Review: 'Brad's Status', Ben Stiller Shines In Observant Midlife Crisis Comedy

"The world hated me, and the feeling was mutual", laments Brad Sloane (Ben Stiller) at one point in Mike White's dramedy, Brad's Status. Well damn, that's the kind of observation you might expect from somebody who has been beaten down by life, not an upper-middle class guy who runs his own non-profit, lives in a reasonable Sacramento home, has a beautiful wife Melanie (Jenna Fischer) and a son Troy (Austin Abrams) who may be getting into Harvard. So what's Brad's deal? Well, it's his status as a rung below his old college buddies who are firmly part of the 1%. Compared to them, he feels like a failure.

Woe is the white man, see how he struggles.

Brad's Status pretty much begs for you to hate it, and hate Brad, who doesn't realize how good he has it. He's got everything a normal, sane person could ever hope for, but the combination of boredom, midlife crisis, and Troy's college admissions has him going over the sum total of his life. All of Brad's pals are hugely successful, meaning they're rich. Nick (played by White himself) is a successful filmmaker whose $9M home is featured in magazines; Billy (Jemaine Clement) sold his tech company and retired at 40 to a far off island where he lives with two young women; Jason (Luke Wilson) married into wealth and runs his own successful hedge fund; and Craig (Michael Sheen) is a political pundit with close ties to the White House. They make Brad's poor little non-profit operation seem sad by comparison.

The film follows Brad and Troy during a trip to Boston to check out colleges, with Harvard at the top of the list. But really, this is about Brad and his moping...moping about money, his marriage, and eyeing everyone around him with jealousy. That extends to his son, who he looks at with a mixture of pride and envy. Envy that Troy may find greater success than he ever did, while at the same time Brad goes overboard in trying to impress his son. Brad's Status isn't exactly funny in the way most Stiller movies are. It finds nuggets of humor within the minor life observations White reveals about Brad, like that for all of his jealousy, he'd call on his friends in a heartbeat if their success could help him. He has a tendency to daydream about the awesome lives everyone but him is leading, like a really pathetic Walter Mitty.
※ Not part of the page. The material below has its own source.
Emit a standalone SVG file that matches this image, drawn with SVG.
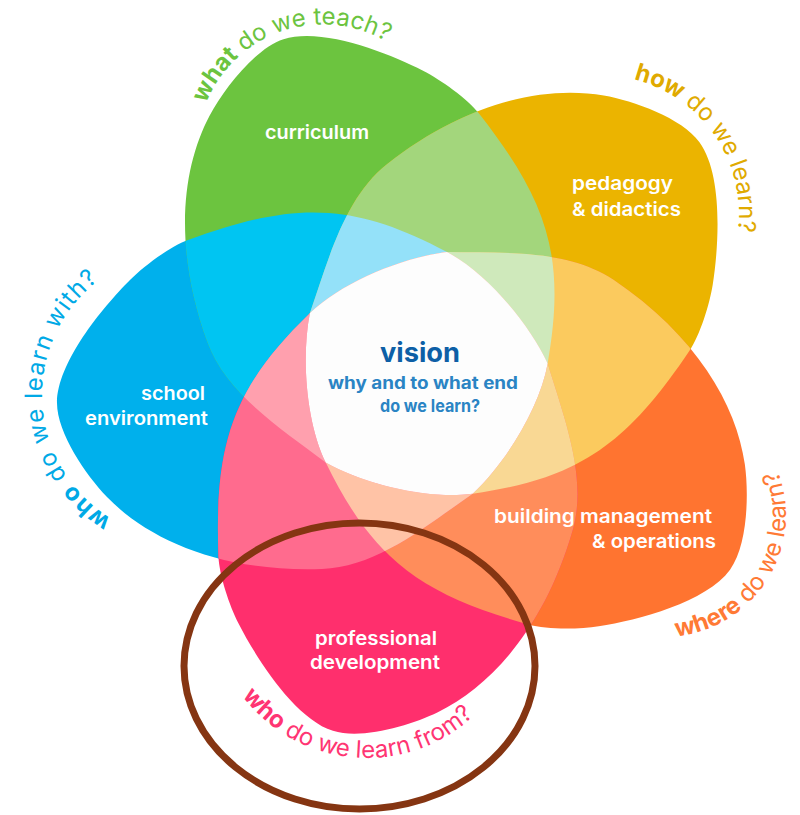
<svg xmlns="http://www.w3.org/2000/svg" width="800" height="815" viewBox="0 0 800 815">
<style>
.lbl{font-family:Inter,"Liberation Sans",sans-serif;font-weight:600;font-size:19px;fill:#ffffff}
.q{font-family:Inter,"Liberation Sans",sans-serif;font-size:24px;font-weight:400}
.b{font-weight:700}
.v{font-family:Inter,"Liberation Sans",sans-serif;font-weight:700}
</style>
<defs>
<path id="petal" d="M472.7,493.7 C427.4,525.1 377,567.1 322,569 C222,572.5 148.7,540.1 107,497 C86.2,475.4 57,433 57,403 C57,363 101.7,308.3 130,280 C144.1,265.9 170,246.6 188,240 C291.4,202.4 349.9,200.4 447,252 C486.7,273.1 528.7,322.7 547.7,363.5 C539.8,407.8 505.6,463 472.7,493.7 Z"/>
<clipPath id="c0"><use href="#petal"/></clipPath>
<clipPath id="c1"><use href="#petal" transform="rotate(72 420.6 377)"/></clipPath>
<clipPath id="c2"><use href="#petal" transform="rotate(144 420.6 377)"/></clipPath>
<clipPath id="c3"><use href="#petal" transform="rotate(216 420.6 377)"/></clipPath>
<clipPath id="c4"><use href="#petal" transform="rotate(288 420.6 377)"/></clipPath>
<path id="tpGreen" d="M204.4,107.3 A126,126 0 0 1 419.3,69.4"/>
<path id="tpYellow" d="M612.1,75.5 A139,139 0 0 1 730.6,261.5"/>
<path id="tpBlue" d="M125.7,526.4 A145,145 0 0 1 125.7,263.6"/>
<path id="tpOrange" d="M668.3,636.9 A122,122 0 0 0 763.9,445"/>
<path id="tpPink" d="M231.9,680 A156,156 0 0 0 494.8,691.5"/>
</defs>
<rect width="800" height="815" fill="#ffffff"/>
<g id="petals">
<use href="#petal" fill="#00b0ec"/>
<use href="#petal" transform="rotate(72 420.6 377)" fill="#6cc43f"/>
<use href="#petal" transform="rotate(144 420.6 377)" fill="#ebb400"/>
<use href="#petal" transform="rotate(216 420.6 377)" fill="#ff7430"/>
<use href="#petal" transform="rotate(288 420.6 377)" fill="#ff2f6d"/>
</g>
<g id="overlaps2">
<g clip-path="url(#c1)"><use href="#petal" fill="#00c5f2"/></g>
<g clip-path="url(#c2)"><use href="#petal" transform="rotate(72 420.6 377)" fill="#a3d67c"/></g>
<g clip-path="url(#c3)"><use href="#petal" transform="rotate(144 420.6 377)" fill="#fbca5e"/></g>
<g clip-path="url(#c4)"><use href="#petal" transform="rotate(216 420.6 377)" fill="#ff8d5b"/></g>
<g clip-path="url(#c0)"><use href="#petal" transform="rotate(288 420.6 377)" fill="#ff6b8e"/></g>
</g>
<g id="overlaps3">
<g clip-path="url(#c2)"><g clip-path="url(#c1)"><use href="#petal" fill="#94e1f9"/></g></g>
<g clip-path="url(#c3)"><g clip-path="url(#c2)"><use href="#petal" transform="rotate(72 420.6 377)" fill="#cfe9bb"/></g></g>
<g clip-path="url(#c4)"><g clip-path="url(#c3)"><use href="#petal" transform="rotate(144 420.6 377)" fill="#f9d894"/></g></g>
<g clip-path="url(#c0)"><g clip-path="url(#c4)"><use href="#petal" transform="rotate(216 420.6 377)" fill="#ffc3a6"/></g></g>
<g clip-path="url(#c1)"><g clip-path="url(#c0)"><use href="#petal" transform="rotate(288 420.6 377)" fill="#ffa0ae"/></g></g>
</g>
<g id="center-area">
<g clip-path="url(#c3)"><g clip-path="url(#c2)"><g clip-path="url(#c1)"><use href="#petal" fill="#fdfdfd"/></g></g></g>
</g>
<g id="connectors">
<ellipse cx="359.5" cy="666" rx="175.5" ry="143" fill="none" stroke="#853512" stroke-width="7"/>
</g>
<g id="curriculum">
<text class="lbl" x="265" y="139" textLength="104" lengthAdjust="spacingAndGlyphs">curriculum</text>
<text class="q" fill="#6cc43f"><textPath href="#tpGreen" startOffset="4"><tspan class="b">what</tspan> do we teach?</textPath></text>
</g>
<g id="pedagogy">
<text class="lbl" x="572" y="190" textLength="101" lengthAdjust="spacingAndGlyphs">pedagogy</text>
<text class="lbl" x="572" y="216" textLength="109" lengthAdjust="spacingAndGlyphs">&amp; didactics</text>
<text class="q" fill="#e0aa00"><textPath href="#tpYellow" startOffset="22"><tspan class="b">how</tspan> do we learn?</textPath></text>
</g>
<g id="school-environment">
<text class="lbl" x="141" y="400" textLength="64" lengthAdjust="spacingAndGlyphs">school</text>
<text class="lbl" x="85" y="425" textLength="123" lengthAdjust="spacingAndGlyphs">environment</text>
<text class="q" fill="#00a9e6" letter-spacing="1.2"><textPath href="#tpBlue" startOffset="16"><tspan class="b">who</tspan> do we learn with?</textPath></text>
</g>
<g id="building">
<text class="lbl" x="494" y="523" textLength="218" lengthAdjust="spacingAndGlyphs">building management</text>
<text class="lbl" x="592" y="548" textLength="124" lengthAdjust="spacingAndGlyphs">&amp; operations</text>
<text class="q" fill="#ff7a35"><textPath href="#tpOrange" startOffset="8"><tspan class="b">where</tspan> do we learn?</textPath></text>
</g>
<g id="professional-development">
<text class="lbl" x="315" y="645" textLength="122" lengthAdjust="spacingAndGlyphs">professional</text>
<text class="lbl" x="310" y="669" textLength="130" lengthAdjust="spacingAndGlyphs">development</text>
<text class="q" fill="#ff3573"><textPath href="#tpPink" startOffset="19"><tspan class="b">who</tspan> do we learn from?</textPath></text>
</g>
<g id="vision">
<text class="v" x="380" y="362" font-size="27" fill="#0d5fa6" textLength="80" lengthAdjust="spacingAndGlyphs">vision</text>
<text class="v" x="328" y="389" font-size="17" fill="#2a84c4" textLength="190" lengthAdjust="spacingAndGlyphs">why and to what end</text>
<text class="v" x="380" y="412" font-size="17" fill="#2a84c4" textLength="100" lengthAdjust="spacingAndGlyphs">do we learn?</text>
</g>
</svg>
Brad's stunning lack of self-awareness, and Stiller's pitch-perfect portrayal of it (think Greenberg, only softer), is what keeps the film enjoyable. It's hard not to laugh when the ever tone-deaf Brad whines that white guys are getting the short end of the stick at Harvard because they aren't foreigners with sob stories, or legacy kids. Taken at face value, Brad' Status would be intolerable and Mike White ripped for telling such an elitist's tale of perceived persecution. But White's not an idiot, and our chagrin is reflected in the young people Brad encounters. Troy is repeatedly put off by his father's antics, but the best scene of the entire movie is when college student Anaya (Shazi Raza), who longs to follow in Brad's footsteps, calls him out on his privileged bullshit. As he unloads on her about how tough he's had it, she doesn't buy it for a second. "Do you actually know anybody who is poor?", she asks as Brad gets defensive at her assertion, without really answering her question. Of course he doesn't. He's so busy competing with his friends that he's totally lost perspective on the world around him.

A different movie might have Brad learning some kind of lesson at this point. Maybe come to grips with how life has worn down the ideals he once held. But I applaud White for not taking Brad's Status down that route, which often leads to false sentimentality. We get the point. We don't need it spelled out for us or sweetened for easy digestion.